Aim of the task =
Start at the line containing "Clone this chart in Bokeh." and stop at the line containing "return tuple(a[k] +"; copy those lines exactly, both ends included, and no others.

Dataset records =
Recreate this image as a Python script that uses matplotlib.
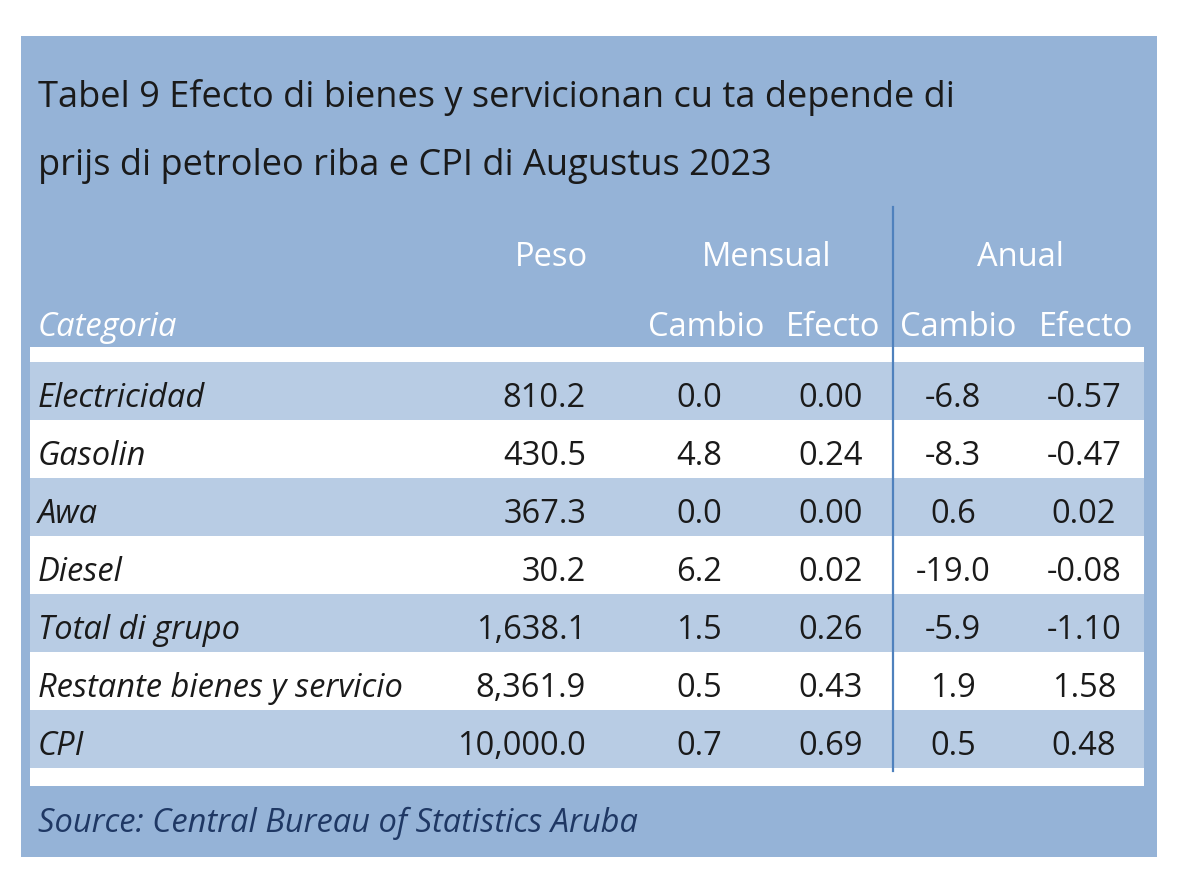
==
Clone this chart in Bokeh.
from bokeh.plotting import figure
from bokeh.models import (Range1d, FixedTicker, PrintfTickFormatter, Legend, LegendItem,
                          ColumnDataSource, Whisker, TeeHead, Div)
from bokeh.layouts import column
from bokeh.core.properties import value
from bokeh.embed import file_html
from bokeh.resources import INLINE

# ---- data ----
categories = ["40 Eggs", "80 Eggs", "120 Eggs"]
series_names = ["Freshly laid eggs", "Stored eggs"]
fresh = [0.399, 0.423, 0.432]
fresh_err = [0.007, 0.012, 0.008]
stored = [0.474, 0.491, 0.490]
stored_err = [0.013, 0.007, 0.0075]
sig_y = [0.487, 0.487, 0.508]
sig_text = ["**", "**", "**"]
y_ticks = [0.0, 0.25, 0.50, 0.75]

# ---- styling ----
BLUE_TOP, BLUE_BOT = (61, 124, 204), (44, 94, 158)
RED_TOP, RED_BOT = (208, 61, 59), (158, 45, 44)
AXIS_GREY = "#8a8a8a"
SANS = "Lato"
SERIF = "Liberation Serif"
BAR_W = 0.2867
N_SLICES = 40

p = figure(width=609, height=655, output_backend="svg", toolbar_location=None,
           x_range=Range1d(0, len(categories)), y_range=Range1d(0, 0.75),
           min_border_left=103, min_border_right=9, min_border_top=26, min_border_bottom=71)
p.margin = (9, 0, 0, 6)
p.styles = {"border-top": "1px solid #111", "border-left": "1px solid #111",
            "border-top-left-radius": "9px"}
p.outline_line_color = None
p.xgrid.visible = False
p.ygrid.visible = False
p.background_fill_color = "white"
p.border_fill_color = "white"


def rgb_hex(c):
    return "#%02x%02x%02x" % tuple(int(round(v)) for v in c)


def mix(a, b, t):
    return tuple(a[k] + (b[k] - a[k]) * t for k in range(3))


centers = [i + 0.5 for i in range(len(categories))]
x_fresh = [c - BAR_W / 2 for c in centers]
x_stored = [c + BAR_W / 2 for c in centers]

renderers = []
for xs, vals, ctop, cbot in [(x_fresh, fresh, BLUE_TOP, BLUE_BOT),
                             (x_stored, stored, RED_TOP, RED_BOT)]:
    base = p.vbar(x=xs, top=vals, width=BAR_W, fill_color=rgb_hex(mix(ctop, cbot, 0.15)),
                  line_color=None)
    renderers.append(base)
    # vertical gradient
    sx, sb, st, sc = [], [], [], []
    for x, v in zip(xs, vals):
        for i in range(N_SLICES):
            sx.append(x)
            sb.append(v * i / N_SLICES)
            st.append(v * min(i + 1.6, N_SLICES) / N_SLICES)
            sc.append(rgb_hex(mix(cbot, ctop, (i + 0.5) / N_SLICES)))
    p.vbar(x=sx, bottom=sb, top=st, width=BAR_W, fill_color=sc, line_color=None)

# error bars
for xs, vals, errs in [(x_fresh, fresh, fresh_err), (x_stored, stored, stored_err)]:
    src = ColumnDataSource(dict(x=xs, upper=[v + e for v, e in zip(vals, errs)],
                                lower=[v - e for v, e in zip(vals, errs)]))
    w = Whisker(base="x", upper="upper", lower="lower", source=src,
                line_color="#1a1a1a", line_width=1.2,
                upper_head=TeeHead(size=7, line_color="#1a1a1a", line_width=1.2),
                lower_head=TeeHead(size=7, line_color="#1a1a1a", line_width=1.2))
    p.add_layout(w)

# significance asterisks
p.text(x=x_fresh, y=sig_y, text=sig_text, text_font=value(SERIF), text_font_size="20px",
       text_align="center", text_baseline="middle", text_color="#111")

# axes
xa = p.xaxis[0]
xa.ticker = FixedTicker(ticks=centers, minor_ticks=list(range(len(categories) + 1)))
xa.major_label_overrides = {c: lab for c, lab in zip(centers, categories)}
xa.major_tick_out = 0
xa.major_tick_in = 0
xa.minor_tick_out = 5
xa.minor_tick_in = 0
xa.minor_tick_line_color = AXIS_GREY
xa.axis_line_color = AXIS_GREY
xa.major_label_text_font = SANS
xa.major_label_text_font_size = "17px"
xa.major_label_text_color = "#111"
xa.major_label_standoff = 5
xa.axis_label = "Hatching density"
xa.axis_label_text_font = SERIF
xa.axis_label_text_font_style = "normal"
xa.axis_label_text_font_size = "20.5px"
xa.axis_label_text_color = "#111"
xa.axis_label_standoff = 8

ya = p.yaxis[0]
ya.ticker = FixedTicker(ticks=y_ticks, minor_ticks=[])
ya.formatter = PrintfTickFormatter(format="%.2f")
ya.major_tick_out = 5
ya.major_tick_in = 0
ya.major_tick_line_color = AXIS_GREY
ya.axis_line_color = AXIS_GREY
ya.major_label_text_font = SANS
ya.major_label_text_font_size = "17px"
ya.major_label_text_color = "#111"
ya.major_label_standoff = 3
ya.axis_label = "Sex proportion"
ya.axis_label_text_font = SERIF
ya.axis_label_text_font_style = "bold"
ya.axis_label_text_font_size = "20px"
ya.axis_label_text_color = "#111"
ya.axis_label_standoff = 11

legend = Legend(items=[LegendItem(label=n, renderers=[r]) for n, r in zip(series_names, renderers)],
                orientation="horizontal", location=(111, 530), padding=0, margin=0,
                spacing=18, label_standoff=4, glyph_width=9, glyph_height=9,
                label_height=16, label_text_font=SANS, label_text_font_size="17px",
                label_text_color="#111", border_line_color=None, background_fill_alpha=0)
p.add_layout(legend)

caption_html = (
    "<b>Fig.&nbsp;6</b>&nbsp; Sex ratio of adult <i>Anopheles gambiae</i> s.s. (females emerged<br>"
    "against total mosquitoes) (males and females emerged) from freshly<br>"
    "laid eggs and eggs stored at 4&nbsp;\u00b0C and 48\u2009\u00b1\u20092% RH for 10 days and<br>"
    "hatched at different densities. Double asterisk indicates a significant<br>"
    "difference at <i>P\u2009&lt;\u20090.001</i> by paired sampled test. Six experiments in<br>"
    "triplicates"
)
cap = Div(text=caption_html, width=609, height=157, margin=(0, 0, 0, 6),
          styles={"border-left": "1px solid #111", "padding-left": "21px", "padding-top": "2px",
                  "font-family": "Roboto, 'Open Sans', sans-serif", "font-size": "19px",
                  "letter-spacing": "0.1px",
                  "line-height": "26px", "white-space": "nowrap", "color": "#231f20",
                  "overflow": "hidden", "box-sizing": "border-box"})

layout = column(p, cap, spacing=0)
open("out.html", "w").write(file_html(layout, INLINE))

Response to this exercise =
Clone this chart in Bokeh.
from bokeh.plotting import figure
from bokeh.models import (Range1d, FixedTicker, PrintfTickFormatter, Legend, LegendItem,
                          ColumnDataSource, Whisker, TeeHead, Div)
from bokeh.layouts import column
from bokeh.core.properties import value
from bokeh.embed import file_html
from bokeh.resources import INLINE

# ---- data ----
categories = ["40 Eggs", "80 Eggs", "120 Eggs"]
series_names = ["Freshly laid eggs", "Stored eggs"]
fresh = [0.399, 0.423, 0.432]
fresh_err = [0.007, 0.012, 0.008]
stored = [0.474, 0.491, 0.490]
stored_err = [0.013, 0.007, 0.0075]
sig_y = [0.487, 0.487, 0.508]
sig_text = ["**", "**", "**"]
y_ticks = [0.0, 0.25, 0.50, 0.75]

# ---- styling ----
BLUE_TOP, BLUE_BOT = (61, 124, 204), (44, 94, 158)
RED_TOP, RED_BOT = (208, 61, 59), (158, 45, 44)
AXIS_GREY = "#8a8a8a"
SANS = "Lato"
SERIF = "Liberation Serif"
BAR_W = 0.2867
N_SLICES = 40

p = figure(width=609, height=655, output_backend="svg", toolbar_location=None,
           x_range=Range1d(0, len(categories)), y_range=Range1d(0, 0.75),
           min_border_left=103, min_border_right=9, min_border_top=26, min_border_bottom=71)
p.margin = (9, 0, 0, 6)
p.styles = {"border-top": "1px solid #111", "border-left": "1px solid #111",
            "border-top-left-radius": "9px"}
p.outline_line_color = None
p.xgrid.visible = False
p.ygrid.visible = False
p.background_fill_color = "white"
p.border_fill_color = "white"


def rgb_hex(c):
    return "#%02x%02x%02x" % tuple(int(round(v)) for v in c)


def mix(a, b, t):
    return tuple(a[k] + (b[k] - a[k]) * t for k in range(3))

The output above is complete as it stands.